DeRay Mckesson on the 8 Reforms That Could Dramatically Reduce Police Violence

DeRay Mckesson on the 8 Reforms That Could Dramatically Reduce Police Violence

Civil rights activist DeRay Mckesson is relieved that, after the murder of George Floyd and a new wave of protests against police brutality, there’s renewed momentum behind the idea of reducing funding for police departments. But Mckesson says that goal, as laudable as it is, can’t be the only focus of police reform. “Police are still going to be here tomorrow,” he points out. Hence 8 Can’t Wait, a set of proposals aimed at reducing the use of force by police unveiled by Mckesson and the team at Campaign Zero on Wednesday.

Campaign Zero was formed in 2015 by a group of activists and researchers with the goal of collecting and publicizing police department data and practices in order to understand how to significantly reduce police violence. The research that led to 8 Can’t Wait also began in 2015 with what soon became the Police Use of Force Project—a numbers-driven, reader-friendly examination of the violent tactics that police departments in America’s 100 largest cities employ. The idea is that, if police departments adopt eight reforms of when and how they use force, the ensuing data shows a significant drop in killings—as much as 72% if all eight are followed. The policies are as follows:

  • Ban chokeholds and strangleholds

  • Require de-escalation

  • Require warning before shooting

  • Exhaust all other means before shooting

  • Duty to intervene and stop excessive force by other officers

  • Ban shooting at moving vehicles

  • Require use-of-force continuum

  • Require comprehensive reporting each time an officer uses forces or threatens to do so

When Campaign Zero began its research, cops were not very willing to disclose what they are or are not allowed to do to citizens. Mckesson’s hope is that at this moment when national attention is once again focused on police violence, normally skittish and unresponsive local governments might be compelled to take action. When you plug in your city on the 8 Can’t Wait website, you’ll see how the local police department is handling the eight reforms, and you’re given the contact information of your mayor or sheriff.

In an interview with GQ, Mckesson expanded on what the 8 Can’t Wait data reveals, the separate discussion of shifting resources away from cops, and what he thinks of this round of protests.

GQ: What went into the process of collecting all this use-of-force data?
DeRay Mckesson: Police use-of-force documents are actually not public in many places.
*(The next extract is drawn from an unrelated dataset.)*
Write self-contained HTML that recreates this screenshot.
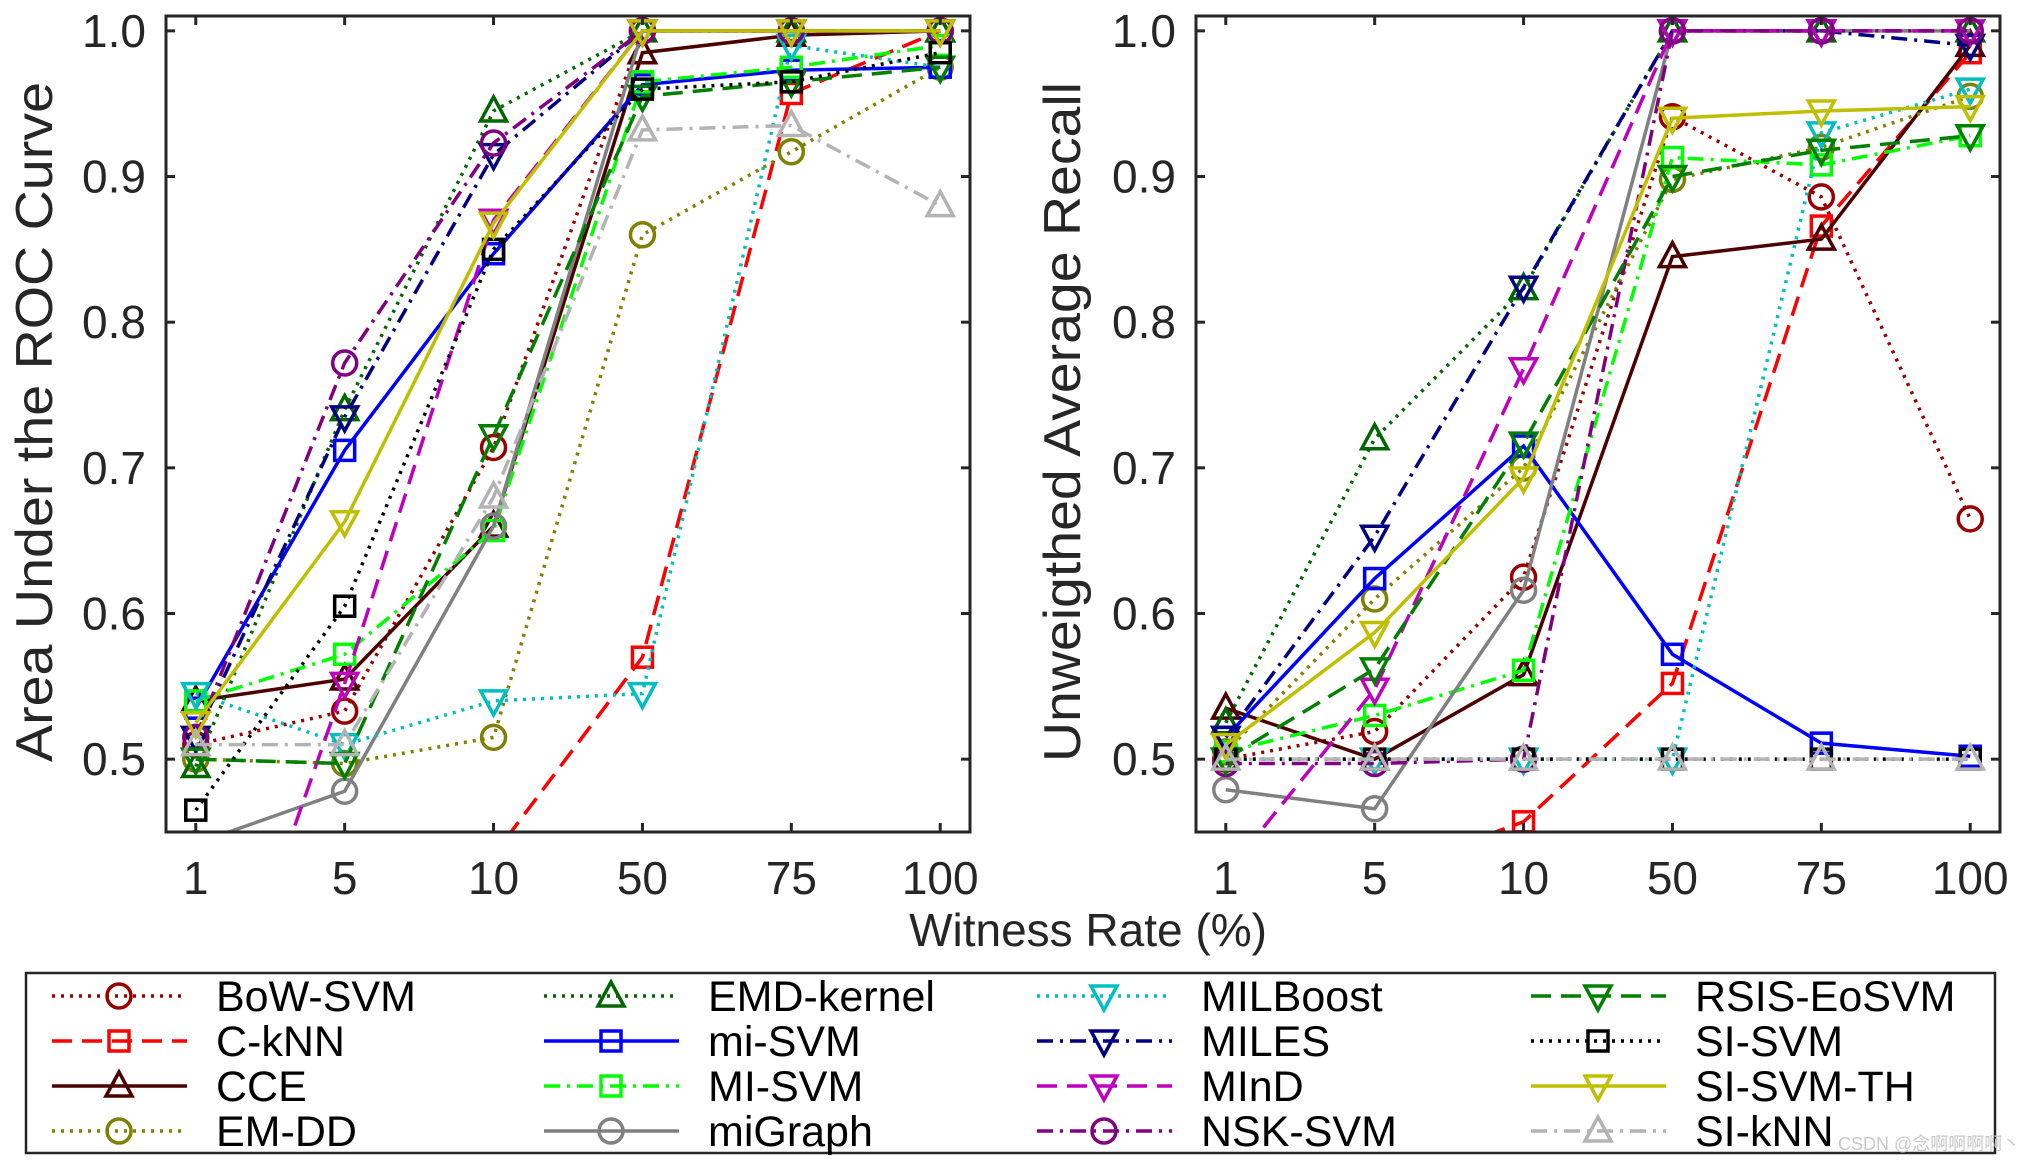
<!DOCTYPE html>
<html><head><meta charset="utf-8"><style>
html,body{margin:0;padding:0;background:#fff;}
svg{display:block;font-family:"Liberation Sans",sans-serif;}
</style></head><body>
<svg id="chart" width="2020" height="1165" viewBox="0 0 2020 1165" xmlns="http://www.w3.org/2000/svg">
<defs>
<clipPath id="clipL"><rect x="166" y="16" width="804" height="816"/></clipPath>
<clipPath id="clipR"><rect x="1196" y="16" width="804" height="816"/></clipPath>
</defs>
<g id="root"></g>
</svg>
<script>
const categories = ["1","5","10","50","75","100"];
const yTicks = [0.5,0.6,0.7,0.8,0.9,1.0];
const yTickLabels = ["0.5","0.6","0.7","0.8","0.9","1.0"];
const seriesNames = ["BoW-SVM","C-kNN","CCE","EM-DD","EMD-kernel","mi-SVM","MI-SVM","miGraph","MILBoost","MILES","MInD","NSK-SVM","RSIS-EoSVM","SI-SVM","SI-SVM-TH","SI-kNN"];
const aucValues = [
 [0.51,0.533,0.714,1.0,1.0,1.0],
 [0.38,0.40,0.434,0.57,0.957,1.0],
 [0.54,0.555,0.66,0.985,0.997,1.0],
 [0.50,0.497,0.515,0.86,0.917,0.975],
 [0.495,0.74,0.945,1.0,1.0,1.0],
 [0.535,0.712,0.847,0.963,0.973,0.975],
 [0.54,0.572,0.657,0.965,0.975,0.99],
 [0.442,0.478,0.66,1.0,1.0,1.0],
 [0.545,0.51,0.54,0.545,0.99,0.975],
 [0.515,0.735,0.915,1.0,1.0,1.0],
 [0.26,0.552,0.87,1.0,1.0,1.0],
 [0.515,0.772,0.923,1.0,1.0,1.0],
 [0.50,0.497,0.722,0.955,0.965,0.975],
 [0.465,0.605,0.85,0.96,0.965,0.985],
 [0.525,0.663,0.868,1.0,1.0,1.0],
 [0.51,0.51,0.68,0.932,0.935,0.88]
];
const uarValues = [
 [0.50,0.519,0.625,0.941,0.886,0.665],
 [0.40,0.42,0.457,0.552,0.866,0.985],
 [0.535,0.50,0.558,0.845,0.857,0.99],
 [0.505,0.61,0.70,0.898,0.92,0.955],
 [0.525,0.72,0.823,1.0,1.0,1.0],
 [0.515,0.624,0.715,0.572,0.511,0.502],
 [0.505,0.53,0.561,0.913,0.908,0.928],
 [0.479,0.466,0.616,1.0,1.0,1.0],
 [0.50,0.50,0.50,0.50,0.93,0.96],
 [0.515,0.653,0.824,1.0,1.0,0.99],
 [0.421,0.548,0.768,1.0,1.0,1.0],
 [0.497,0.497,0.50,1.0,1.0,1.0],
 [0.50,0.562,0.717,0.90,0.918,0.928],
 [0.50,0.50,0.50,0.50,0.50,0.50],
 [0.51,0.587,0.693,0.94,0.945,0.948],
 [0.50,0.50,0.50,0.50,0.50,0.50]
];
const seriesColors = ["#990000","#ff0000","#4d0000","#808000","#006600","#0000ff","#00ff00","#808080","#00bfbf","#000080","#bf00bf","#800080","#008000","#000000","#bfbf00","#b3b3b3"];
const seriesDash = ["dot","dash","solid","dot","dot","solid","dashdot","solid","dot","dashdot","dash","dashdot","dash","dot","solid","dashdot"];
const seriesMarker = ["circle","square","tri-up","circle","tri-up","square","square","circle","tri-down","tri-down","tri-down","circle","tri-down","square","tri-down","tri-up"];

const NS="http://www.w3.org/2000/svg";
const root=document.getElementById('root');
const dashMap={dot:"3,6",dash:"20,10",dashdot:"16,7,3,7",solid:"none"};
function mk(tag,attrs,parent){const e=document.createElementNS(NS,tag);for(const k in attrs)e.setAttribute(k,attrs[k]);(parent||root).appendChild(e);return e;}
const Y0=0.45,Y1=1.0102,TOP=16,BOT=832;
function yScale(v){return BOT-(v-Y0)/(Y1-Y0)*(BOT-TOP);}
function makeX(left,right){return i=>left+(i+1-0.8)/(6.2-0.8)*(right-left);}

function drawMarker(g,type,cx,cy,color){
  let e;
  if(type==="circle"){e=mk('circle',{cx:cx,cy:cy,r:12,fill:'none',stroke:color,'stroke-width':3.5},g);}
  else if(type==="square"){e=mk('rect',{x:cx-10,y:cy-10,width:20,height:20,fill:'none',stroke:color,'stroke-width':3.5},g);}
  else if(type==="tri-up"){e=mk('polygon',{points:`${cx},${cy-14} ${cx-13},${cy+10} ${cx+13},${cy+10}`,fill:'none',stroke:color,'stroke-width':3.5},g);}
  else {e=mk('polygon',{points:`${cx},${cy+14} ${cx-13},${cy-10} ${cx+13},${cy-10}`,fill:'none',stroke:color,'stroke-width':3.5},g);}
  return e;
}

function drawPanel(prefix,left,right,values,ylabel,ylabelX,clipId){
  const xS=makeX(left,right);
  const panel=mk('g',{});
  
  
  const plot=mk('g',{'clip-path':`url(#${clipId})`},panel);
  
  
  values.forEach((vals,si)=>{
    const sg=mk('g',{},plot);
    
    
    const pts=vals.map((v,i)=>xS(i)+','+yScale(v)).join(' ');
    const ln=mk('polyline',{points:pts,fill:'none',stroke:seriesColors[si],'stroke-width':3.5,'stroke-dasharray':dashMap[seriesDash[si]]},sg);
    
    
    vals.forEach((v,i)=>{
      const m=drawMarker(sg,seriesMarker[si],xS(i),yScale(v),seriesColors[si]);
      
      
    });
  });
  const ax=mk('g',{},panel);
  
  
  mk('rect',{x:left,y:TOP,width:right-left,height:BOT-TOP,fill:'none',stroke:'#262626','stroke-width':3},ax);
  categories.forEach((c,i)=>{
    const x=xS(i);
    mk('line',{x1:x,y1:BOT,x2:x,y2:BOT-9,stroke:'#262626','stroke-width':3},ax);
    mk('line',{x1:x,y1:TOP,x2:x,y2:TOP+9,stroke:'#262626','stroke-width':3},ax);
    const t=mk('text',{x:x,y:894,'text-anchor':'middle','font-size':46,fill:'#262626'},ax);
    t.textContent=c;
    
    
  });
  yTicks.forEach((v,i)=>{
    const y=yScale(v);
    mk('line',{x1:left,y1:y,x2:left+9,y2:y,stroke:'#262626','stroke-width':3},ax);
    mk('line',{x1:right,y1:y,x2:right-9,y2:y,stroke:'#262626','stroke-width':3},ax);
    const t=mk('text',{x:left-20,y:y+16,'text-anchor':'end','font-size':46,fill:'#262626'},ax);
    t.textContent=yTickLabels[i];
    
    
  });
  const yl=mk('text',{x:0,y:0,transform:`translate(${ylabelX},${(TOP+BOT)/2-2}) rotate(-90)`,'text-anchor':'middle','font-size':52,fill:'#262626',textLength:680,lengthAdjust:'spacingAndGlyphs'},ax);
  yl.textContent=ylabel;
  
  
}
drawPanel('auc',166,970,aucValues,'Area Under the ROC Curve',52,'clipL');
drawPanel('uar',1196,2000,uarValues,'Unweigthed Average Recall',1080,'clipR');

const xt=mk('text',{x:1088,y:946,'text-anchor':'middle','font-size':46,fill:'#262626'});
xt.textContent='Witness Rate (%)';



// legend
const lg=mk('g',{});


mk('rect',{x:26,y:973,width:1969,height:180,fill:'#fff',stroke:'#262626','stroke-width':2.5},lg);
const colX=[52,544,1037,1531];
const rowY=[996,1041,1086,1131];
seriesNames.forEach((n,si)=>{
  const c=Math.floor(si/4),r=si%4;
  const x0=colX[c],y=rowY[r];
  const e=mk('g',{},lg);
  
  
  mk('line',{x1:x0,y1:y,x2:x0+135,y2:y,stroke:seriesColors[si],'stroke-width':3.5,'stroke-dasharray':dashMap[seriesDash[si]]},e);
  drawMarker(e,seriesMarker[si],x0+67,y,seriesColors[si]);
  const t=mk('text',{x:x0+164,y:y+15,'font-size':43,fill:'#000'},e);
  t.textContent=n;
});
const wm=mk('text',{x:1838,y:1150,'font-size':18,fill:'#c8c8c8'});
wm.textContent='CSDN @念啊啊啊啊丶';


</script>
</body></html>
It took us a year to get them, either by FOIAing them, or fighting the department, or finding a lawyer who sued the department.

Here’s the thing: At the minimum, the rules by which officers can kill you should be public. You as a citizen deserve to at least know the rules, right? That was the philosophy by which we went about this at the beginning. We actually had no clue what we’d found, we just thought there might be something there. What we found surprised us.

It seems that police departments by and large aren’t following the use-of-force policies you recommend.
Exactly. And these are so simple. We don’t think there needs to be a whole lot of discussion about banning choke holds and strangleholds. We don’t think it’s a big ask to say, “We’re not going to shoot into moving vehicles.” These asks are simple, but not small. The impact is large.